The Effects of Surface Roughness on the Functionality of Titanium Based Alloy Ti13Zb13Zr Orthopedic Implants
Abstract
In this study, the effects of surface roughness on the wettability, cell attachment, and mechanical properties of titanium-based Ti13Nb13Zr orthopedic implants have been investigated. The aim of this multidisciplinary research was to find an optimum range of surface roughness for Ti13Nb13Zr orthopedic implants that could maximize the attachment and the proliferation of cells and improve the wettability of the surface, without adversely affecting the mechanical strength of the implants. There have been some published research works that support the existence of relations between roughness and the functionality of implants, but still, an optimum roughness that can satisfy all of the orthopedic requirements, either is not fully studied or not published.
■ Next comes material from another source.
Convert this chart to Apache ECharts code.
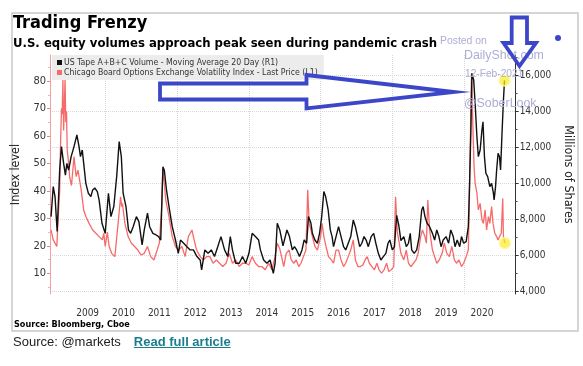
<!DOCTYPE html>
<html><head><meta charset="utf-8">
<script src="https://cdn.jsdelivr.net/npm/echarts@6/dist/echarts.min.js"></script>
<style>
html,body{margin:0;padding:0;background:#fff;}
#chart{position:absolute;left:0;top:0;width:583px;height:366px;}
#foot{position:absolute;left:13px;top:334px;font:13px "Liberation Sans",Arial,sans-serif;color:#222;white-space:nowrap;line-height:16px;}
#foot a{color:#1a7d8e;font-weight:bold;text-decoration:underline;margin-left:13px;}
</style></head><body>
<div id="chart"></div>
<div id="foot">Source: @markets<a href="#">Read full article</a></div>
<script>
// ---- data (decimal years) ----
const volName = 'US Tape A+B+C Volume - Moving Average 20 Day (R1)';
const vixName = 'Chicago Board Options Exchange Volatility Index - Last Price (L1)';

const volDates = [2008.48,2008.54,2008.59,2008.65,2008.72,2008.77,2008.83,2008.88,2008.92,2008.97,
2009.04,2009.12,2009.20,2009.26,2009.30,2009.35,2009.39,2009.45,2009.52,2009.59,2009.64,2009.70,2009.77,2009.82,2009.90,2009.99,
2010.08,2010.15,2010.23,2010.31,2010.38,2010.44,2010.49,2010.57,2010.64,2010.70,2010.77,2010.86,2010.93,
2011.02,2011.08,2011.17,2011.23,2011.32,2011.41,2011.48,2011.54,2011.60,2011.64,2011.70,2011.77,2011.86,2011.95,
2012.03,2012.09,2012.18,2012.27,2012.36,2012.45,2012.55,2012.64,2012.68,2012.77,2012.86,2012.95,
2013.04,2013.13,2013.22,2013.32,2013.41,2013.48,2013.54,2013.63,2013.73,2013.82,2013.91,
2014.00,2014.09,2014.18,2014.27,2014.32,2014.41,2014.50,2014.59,2014.68,2014.73,2014.79,2014.86,2014.95,
2015.06,2015.13,2015.21,2015.27,2015.33,2015.41,2015.48,2015.54,2015.61,2015.66,2015.73,2015.77,2015.84,2015.91,2015.97,
2016.03,2016.09,2016.14,2016.21,2016.27,2016.32,2016.36,2016.43,2016.50,2016.57,2016.64,2016.70,2016.77,2016.84,2016.91,2016.97,
2017.03,2017.09,2017.15,2017.21,2017.27,2017.33,2017.41,2017.48,2017.54,2017.61,2017.68,2017.75,2017.82,2017.88,2017.93,
2018.00,2018.06,2018.12,2018.18,2018.24,2018.32,2018.39,2018.45,2018.50,2018.54,2018.61,2018.68,2018.75,2018.82,2018.86,2018.91,2018.97,
2019.04,2019.12,2019.18,2019.24,2019.30,2019.36,2019.42,2019.50,2019.57,2019.63,2019.70,2019.75,2019.81,2019.88,2019.93,2019.99,
2020.06,2020.12,2020.15,2020.19,2020.22,2020.27,2020.31,2020.36,2020.40,2020.45,2020.50,2020.53,2020.57,2020.61,2020.66,2020.72,2020.77,2020.82,2020.84,2020.88,2020.91,2020.95,2020.99,
2021.02,2021.06,2021.10,2021.13];
const volValues = [8130,9800,9240,7300,10720,12020,11090,10440,11090,10720,
11460,12020,12670,12020,11460,11830,11090,9980,9430,9240,9610,9720,9520,9060,7760,7200,
9430,8130,8690,10350,12300,11460,9430,8690,7390,7200,7570,8130,7850,
6560,7390,8320,7570,7200,7110,7020,6830,10900,10700,9610,8690,7570,6830,
6090,6830,6650,6460,6280,6280,5910,5720,5170,6280,6090,6280,
5910,6460,7020,6280,5910,7020,6280,5540,5540,5910,5540,
6090,7200,7020,6830,6280,5720,5540,5720,4980,5540,7760,7390,6500,
7390,7020,6280,6460,6280,5910,6280,6830,6650,8130,7760,7200,6830,6650,7200,
8130,9520,9240,8500,7390,7020,6460,7020,7570,7020,6460,6280,6650,7020,7940,7570,
7020,6460,6650,7020,6830,6460,7020,7200,6650,6090,5720,5910,6090,6650,6830,
6280,6460,8200,7650,6800,7020,6460,6650,7200,6280,6090,6280,7020,8500,8690,8130,7760,
7570,7200,6830,7390,7020,6460,6830,7020,6650,7390,7020,6460,6830,6460,7020,6650,
6740,7570,9610,12760,16090,15720,14430,12570,11460,11830,12940,13400,11460,10540,10350,9800,9980,9430,9060,9800,10720,11650,11460,
10720,12760,14610,15700];

const vixDates = [2008.48,2008.54,2008.59,2008.64,2008.68,2008.72,2008.74,2008.77,2008.79,2008.81,2008.83,2008.85,2008.87,2008.89,2008.91,2008.93,2008.96,
2009.00,2009.05,2009.12,2009.18,2009.23,2009.32,2009.39,2009.45,2009.54,2009.64,2009.73,2009.82,2009.91,2009.95,2009.99,
2010.05,2010.10,2010.17,2010.26,2010.35,2010.42,2010.45,2010.47,2010.54,2010.63,2010.72,2010.81,2010.90,2010.99,
2011.08,2011.17,2011.26,2011.35,2011.44,2011.50,2011.56,2011.60,2011.64,2011.68,2011.77,2011.86,2011.95,
2012.04,2012.13,2012.22,2012.31,2012.41,2012.45,2012.54,2012.64,2012.73,2012.82,2012.91,
2013.00,2013.09,2013.18,2013.27,2013.36,2013.45,2013.54,2013.63,2013.73,2013.82,2013.91,
2014.00,2014.09,2014.18,2014.27,2014.36,2014.45,2014.55,2014.64,2014.73,2014.79,2014.86,2014.91,2014.97,
2015.04,2015.12,2015.18,2015.25,2015.32,2015.39,2015.45,2015.52,2015.59,2015.64,2015.68,2015.73,2015.77,2015.84,2015.91,
2016.00,2016.04,2016.09,2016.15,2016.22,2016.30,2016.36,2016.43,2016.50,2016.57,2016.64,2016.70,2016.77,2016.84,2016.91,2016.97,
2017.04,2017.11,2017.18,2017.24,2017.30,2017.36,2017.43,2017.50,2017.57,2017.63,2017.70,2017.77,2017.84,2017.90,2017.97,
2018.04,2018.09,2018.11,2018.14,2018.18,2018.24,2018.32,2018.39,2018.45,2018.52,2018.59,2018.66,2018.72,2018.79,2018.84,2018.91,2018.95,2018.99,
2019.04,2019.12,2019.18,2019.24,2019.31,2019.39,2019.45,2019.52,2019.59,2019.66,2019.73,2019.79,2019.86,2019.93,2019.99,
2020.06,2020.12,2020.15,2020.18,2020.21,2020.24,2020.28,2020.31,2020.36,2020.40,2020.45,2020.50,2020.54,2020.59,2020.63,2020.68,2020.72,2020.77,2020.81,2020.86,2020.91,2020.95,2020.99,
2021.04,2021.08,2021.10,2021.14];
const vixValues = [25.8,22.2,21.0,19.8,30.7,40,55,70,68,80.5,62,70,81,65,69,55,51.3,
45,42,52.5,45.2,47.6,40.4,33.1,30.7,28.2,25.8,24.6,23.4,22.2,24.6,19.8,
25,19.8,17.3,16.1,28.2,37.9,34.3,35.5,28.2,23.4,21.0,19.8,18.5,16.7,
17.3,19.8,16.1,14.9,18.5,21.0,33.1,47.6,42.8,36.7,30.7,23.4,19.8,
18.5,19.8,16.1,23.4,25.8,23.4,18.5,16.1,14.9,16.1,16.1,
13.7,14.9,13.7,12.5,13.7,17.3,13.7,14.9,12.5,13.7,13.7,
13.1,16.1,13.7,12.5,12.5,11.3,13.7,11.3,16.1,21.0,19,16.1,12.5,
17.3,18.5,14.9,13.7,14.9,12.5,13.7,16.1,18.5,40.4,28.2,25.8,23.4,19.8,18.5,
23.4,28.2,23.4,19.8,16.1,14.9,13.7,18.5,18.5,14.9,12.5,13.7,16.1,18.5,22.2,14.9,
12.5,12.5,13.1,14.9,16.1,13.7,12.5,11.3,13.7,11.3,10.1,11.3,13.7,10.7,11.3,
12.5,37.9,33,25,22,17.3,14.9,18.5,13.7,12.5,13.7,14.9,17.3,23.4,25.8,23.4,21.0,36.7,
25.8,18.5,16.1,13.7,14.9,17.3,21.0,17.3,16.1,19.8,14.9,13.7,14.9,12.5,13.7,
16.1,18.5,36.7,61.0,82.8,67.0,48.8,42.8,39.2,33.1,35.5,29.5,28.2,33.1,25.8,30.7,28.2,34.3,28.2,24.6,23.4,22.2,23.4,
24.6,37.3,23.4,21.0];

const yearLabelPos = [2009.5,2010.5,2011.5,2012.5,2013.5,2014.5,2015.5,2016.5,2017.5,2018.5,2019.5,2020.5];
const gridYears = [2010,2012,2014,2016,2018,2020];
const leftTicks = [10,20,30,40,50,60,70,80];
const rightTicks = [4000,6000,8000,10000,12000,14000,16000];

// ---- build ----
const volData = volDates.map((d,i)=>[d, volValues[i]]);
const vixData = vixDates.map((d,i)=>[d, vixValues[i]]);
const FONT = 'DejaVu Sans Condensed, DejaVu Sans, sans-serif';
const WM = 'Liberation Sans, Arial, sans-serif';
const WMC = '#adadd6';
const BLUE = '#3c46c8';
const yellowMark = {
  symbol:'circle', symbolSize:11, silent:true, label:{show:false}, animation:false,
  itemStyle:{color:'rgba(250,236,40,0.72)', borderColor:'rgba(255,248,160,0.95)', borderWidth:1.5}
};

const chart = echarts.init(document.getElementById('chart'), null, {renderer:'canvas'});
chart.setOption({
  animation:false,
  backgroundColor:'#fff',
  textStyle:{fontFamily:FONT},
  title:[
    {text:'Trading Frenzy', left:13, top:14, padding:0, textStyle:{fontFamily:FONT, fontSize:18, fontWeight:'bold', color:'#000'}},
    {text:'U.S. equity volumes approach peak seen during pandemic crash', left:13, top:37, padding:0, textStyle:{fontFamily:FONT, fontSize:13, fontWeight:'bold', color:'#000'}},
    {text:'Source: Bloomberg, Cboe', left:14, top:320, padding:0, textStyle:{fontFamily:FONT, fontSize:9, fontWeight:'bold', color:'#000'}}
  ],
  legend:{
    orient:'vertical', left:52, top:55, padding:[3,6,3,5], itemGap:1, itemWidth:5, itemHeight:5, icon:'rect',
    backgroundColor:'#ececec', selectedMode:false,
    textStyle:{fontFamily:FONT, fontSize:8.7, color:'#333', padding:[0,0,0,-3], lineHeight:9},
    data:[{name:volName},{name:vixName}]
  },
  grid:{left:50, right:57, top:55, bottom:72},
  xAxis:{
    type:'value', min:2008.45, max:2021.44,
    axisLine:{show:false},
    axisTick:{show:false, customValues:gridYears},
    splitLine:{show:true, lineStyle:{color:'#d8d8d8', type:'dotted', width:1}},
    axisLabel:{customValues:yearLabelPos, formatter:v=>String(Math.floor(v)), fontSize:10, color:'#333', margin:14}
  },
  yAxis:[
    {type:'value', position:'left', min:2.5, max:89.5, splitNumber:9,
     axisLine:{show:true, lineStyle:{color:'#f4a0a0'}},
     axisTick:{show:true, length:3, customValues:leftTicks, lineStyle:{color:'#f08080'}},
     minorTick:{show:true, splitNumber:2, length:2, lineStyle:{color:'#f6b0b0'}},
     axisLabel:{customValues:leftTicks, fontSize:11, color:'#333', margin:4},
     splitLine:{show:false},
     name:'Index level', nameLocation:'middle', nameGap:27, nameTextStyle:{fontSize:12.5, color:'#222', fontFamily:FONT}},
    {type:'value', position:'right', min:3830, max:17110, splitNumber:7,
     axisLine:{show:true, lineStyle:{color:'#333'}},
     axisTick:{show:true, length:3, customValues:rightTicks, lineStyle:{color:'#333'}},
     minorTick:{show:true, splitNumber:2, length:2, lineStyle:{color:'#555'}},
     axisLabel:{customValues:rightTicks, fontSize:10, color:'#333', margin:4},
     splitLine:{show:true, lineStyle:{color:'#d8d8d8', type:'dotted', width:1}},
     name:'Millions of Shares', nameLocation:'middle', nameGap:40, nameRotate:-90, nameTextStyle:{fontSize:12.5, color:'#222', fontFamily:FONT}}
  ],
  series:[
    {type:'line', name:vixName, yAxisIndex:0, data:vixData, showSymbol:false, symbol:'none', z:2,
     lineStyle:{color:'#f76a6a', width:1.3}, itemStyle:{color:'#f76a6a'},
     markPoint:Object.assign({data:[{coord:vixData[vixData.length-1]}]}, yellowMark)},
    {type:'line', name:volName, yAxisIndex:1, data:volData, showSymbol:false, symbol:'none', z:3,
     lineStyle:{color:'#111', width:1.4}, itemStyle:{color:'#111'},
     markPoint:Object.assign({data:[{coord:volData[volData.length-1]}]}, yellowMark)}
  ],
  graphic:[
    {type:'rect', z:-1, shape:{x:12, y:13, width:566, height:318}, style:{fill:'none', stroke:'#c8c8c8', lineWidth:1.5}},
    {type:'text', z:50, x:440, y:41, style:{text:'Posted on', font:'10.4px '+WM, fill:WMC, verticalAlign:'middle'}},
    {type:'text', z:50, x:464, y:56, style:{text:'DailyShot.com', font:'12.4px '+WM, fill:WMC, verticalAlign:'middle'}},
    {type:'text', z:50, x:465, y:74, style:{text:'12-Feb-2021', font:'10.2px '+WM, fill:WMC, verticalAlign:'middle'}},
    {type:'text', z:50, x:464, y:104, style:{text:'@SoberLook', font:'12.4px '+WM, fill:WMC, verticalAlign:'middle'}},
    {type:'polygon', z:60, shape:{points:[[160,83.5],[306.5,83.5],[306.5,75],[454,92],[306.5,108.5],[306.5,99.5],[160,99.5]]},
     style:{fill:'none', stroke:BLUE, lineWidth:3.8, lineJoin:'miter'}},
    {type:'polygon', z:60, shape:{points:[[511.7,17.5],[527,17.5],[527,43],[536,43],[519.5,66],[503.5,43],[511.7,43]]},
     style:{fill:'none', stroke:BLUE, lineWidth:3.8, lineJoin:'miter'}},
    {type:'circle', z:60, shape:{cx:558, cy:38, r:3}, style:{fill:BLUE}}
  ]
});
</script>
</body></html>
It was seen that the performance of orthopedic implants depends on multiple paradoxical parameters. The results of this study on Ti13Nb13Zr show, even though increasing the value of surface roughness can increase the initial phase of cell attachment onto the surface of Ti13Nb13Zr implants, other major functions such as wettability and mechanical properties can be influenced adversely. Through an experimental methodology, this study proposes an optimum range of roughness, which meets all three major functions of cell attachment, mechanical properties, and wettability. In respect to the recent serious health concerns reported over the implants made of Ti6Al4V which is a common material in the implant industry, scientists and researchers are currently working to introduce a better biomaterial. In this study, Ti13Nb13Zr which is a new and advanced titanium-based biomaterial with improved biocompatibility and more desired mechanical properties was selected and studied. The reason for this selection backs to the fact that Ti13Nb13Zr does not release toxic ions (such as Al and V ions) and its mechanical properties are closer to the bone in comparison to many titanium alloys such as Ti6Al4V.